The way Beth tells the story is once war was declared she immersed herself in her studies to keep her mind off the obvious. Once the ground war started, she says she doesn’t recall anything. She completely shut down. She says she has no idea how Jackie got along because she doesn’t recall anything. Thank God the ground offensive only lasted four days. Only when Beth’s mom called her and told her the war was over did she come back to her senses.
As it turned out, since we were the first unit from Europe deployed to Southwest Asia, we were the first unit to redeploy back to Europe. I was home on leave within six months of Beth and Jackie leaving for Iowa. On a side note, I left for my next assignment in Albany a month later and Beth and Jackie stayed in Iowa so she could finish her degree. She and my daughter moved to Albany that following December. All in all we were separated a year.
I look back on this time and realize how resilient Beth was during this time. She knew what I would be facing and yet still had the courage to go home and complete her degree. She could have stayed in Europe with the other soldier’s wives, but she chose to go to school instead. It was difficult because in Iowa she had no military spouses or support to lean on. Fortunately, my brother and his fiancé were both attending ISU during this time, and were there for Beth and my daughter.

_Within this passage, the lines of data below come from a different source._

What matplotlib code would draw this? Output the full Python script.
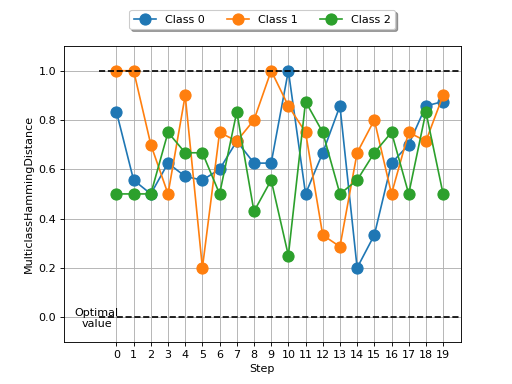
import matplotlib
matplotlib.use("Agg")
import matplotlib.pyplot as plt
import numpy as np

steps = list(range(20))
class0 = [0.833, 0.556, 0.5, 0.625, 0.571, 0.556, 0.6, 0.714, 0.625, 0.625,
          1.0, 0.5, 0.667, 0.857, 0.2, 0.333, 0.625, 0.7, 0.857, 0.875]
class1 = [1.0, 1.0, 0.7, 0.5, 0.9, 0.2, 0.75, 0.714, 0.8, 1.0,
          0.857, 0.75, 0.333, 0.286, 0.667, 0.8, 0.5, 0.75, 0.714, 0.9]
class2 = [0.5, 0.5, 0.5, 0.75, 0.667, 0.667, 0.5, 0.833, 0.429, 0.556,
          0.25, 0.875, 0.75, 0.5, 0.556, 0.667, 0.75, 0.5, 0.833, 0.5]
labels = ["Class 0", "Class 1", "Class 2"]
optimal_lines = [0.0, 1.0]

fig, ax = plt.subplots(figsize=(6.4, 4.8), dpi=80)
for vals, lab in zip([class0, class1, class2], labels):
    ax.plot(steps, vals, marker="o", markersize=10, label=lab)

for v in optimal_lines:
    ax.hlines(v, -1, 20, colors="k", linestyles="dashed", linewidth=1.5)
ax.text(-1.15, -0.005, "Optimal\nvalue", ha="center", va="center", fontsize=10)

ax.set_xticks(steps)
ax.set_xlim(-3.05, 20.03)
ax.set_ylim(-0.1, 1.1)
ax.grid(True)
ax.set_xlabel("Step")
ax.set_ylabel("MulticlassHammingDistance")
ax.legend(loc="upper center", bbox_to_anchor=(0.5, 1.14), ncol=3, shadow=True)

fig.savefig("out.png", dpi=80)
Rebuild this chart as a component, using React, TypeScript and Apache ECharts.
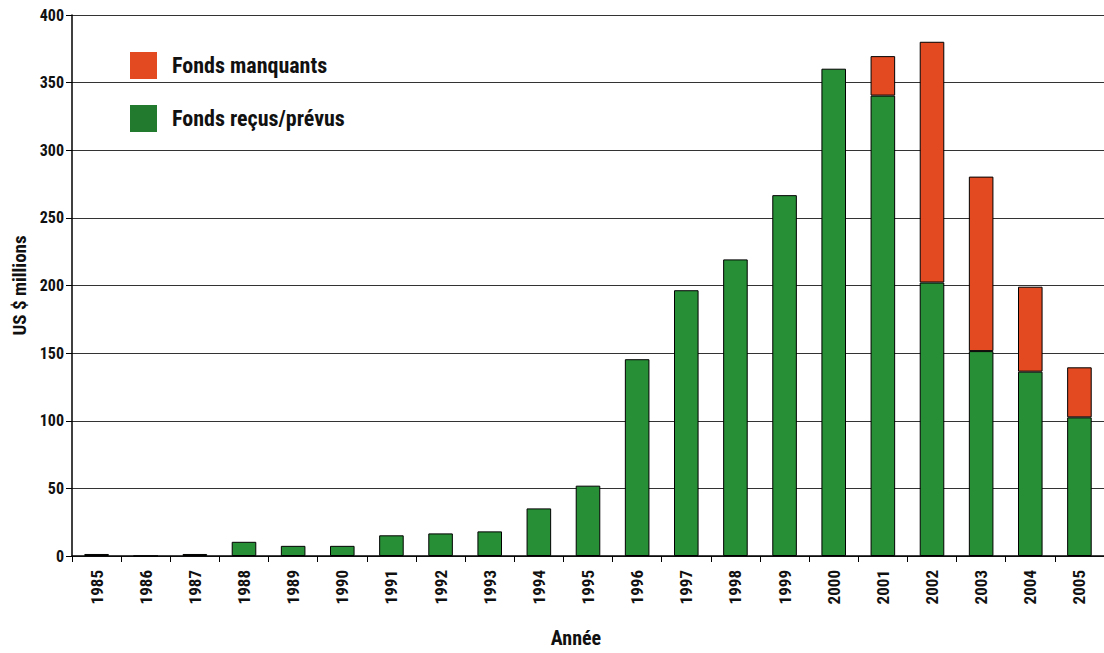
import React, { useEffect, useRef } from "react";
import * as echarts from "echarts";

// Années de financement
const years = [
  "1985", "1986", "1987", "1988", "1989", "1990", "1991", "1992", "1993", "1994", "1995",
  "1996", "1997", "1998", "1999", "2000", "2001", "2002", "2003", "2004", "2005",
];

// Fonds reçus ou prévus (US $ millions)
const received = [
  1.5, 0, 1.5, 10.5, 7.5, 7.5, 15.3, 16.7, 18.2, 35.2, 52,
  145.5, 196.5, 219.3, 266.8, 360.3, 340.4, 202.2, 151.5, 136.3, 102.5,
];

// Fonds manquants (US $ millions)
const missing = [
  null, null, null, null, null, null, null, null, null, null, null,
  null, null, null, null, null, 29.2, 178, 129, 62.8, 37,
];

const yTicks = { min: 0, max: 400, interval: 50 };

const FONT = "'Roboto Condensed', 'Open Sans Condensed', 'Liberation Sans Narrow', Roboto, sans-serif";
const GREEN = "#278F36";
const GREEN_LEGEND = "#217A2D";
const ORANGE = "#E34A21";

const txt = (size: number) => ({
  fontFamily: FONT,
  fontSize: size,
  fontWeight: "bold",
  color: "#111",
});

export default function App() {
  const ref = useRef<HTMLDivElement>(null);

  useEffect(() => {
    if (!ref.current) return;
    const chart = echarts.init(ref.current, null, { renderer: "svg" });
    chart.setOption({
      animation: false,
      backgroundColor: "#fff",
      textStyle: { fontFamily: FONT },
      grid: { left: 72, top: 15, bottom: 96, width: 1036 },
      legend: {
        orient: "vertical",
        left: 125,
        top: 47,
        itemWidth: 27,
        itemHeight: 27,
        itemGap: 26,
        icon: "rect",
        itemStyle: { borderWidth: 0 },
        textStyle: { ...txt(22), padding: [0, 0, 0, 10] },
        data: [
          { name: "Fonds manquants", itemStyle: { color: ORANGE } },
          { name: "Fonds reçus/prévus", itemStyle: { color: GREEN_LEGEND } },
        ],
      },
      xAxis: {
        type: "category",
        data: years,
        name: "Année",
        nameLocation: "middle",
        nameGap: 72,
        nameTextStyle: { ...txt(20), padding: [0, 24, 0, 0] },
        axisLine: { lineStyle: { color: "#000", width: 1.5 } },
        axisTick: { show: true, length: 6, lineStyle: { color: "#000" } },
        axisLabel: { rotate: 90, margin: 14, ...txt(17) },
      },
      yAxis: {
        type: "value",
        min: yTicks.min,
        max: yTicks.max,
        interval: yTicks.interval,
        name: "US $ millions",
        nameLocation: "middle",
        nameGap: 42,
        nameTextStyle: txt(19),
        axisLine: { show: true, lineStyle: { color: "#000", width: 1.5 } },
        axisTick: { show: true, length: 6, lineStyle: { color: "#000" } },
        axisLabel: { margin: 8, ...txt(16) },
        splitLine: { show: true, lineStyle: { color: "#333", width: 1 } },
      },
      series: [
        {
          name: "Fonds reçus/prévus",
          type: "bar",
          stack: "total",
          barWidth: "50%",
          data: received,
          itemStyle: { color: GREEN, borderColor: "#000", borderWidth: 1 },
        },
        {
          name: "Fonds manquants",
          type: "bar",
          stack: "total",
          barWidth: "50%",
          data: missing,
          itemStyle: { color: ORANGE, borderColor: "#000", borderWidth: 1 },
        },
      ],
    });
    return () => chart.dispose();
  }, []);

  return (
    <div
      ref={ref}
      style={{ position: "fixed", left: 0, top: 0, width: 1104, height: 653, overflow: "hidden" }}
    />
  );
}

As a soldier, my wife and I have a great deal of respect for today’s military. They face a tremendous amount of hardship with all of the deployments they endure. One thing we agree on is the fact that deployments are just as hard on the families left behind as it is for the soldiers who are deployed. The soldiers are well trained and know what they are facing. Their families are normally in the dark when it comes to what their soldier is doing; and it is my opinion that the families left behind are the ones who must show the most resiliency.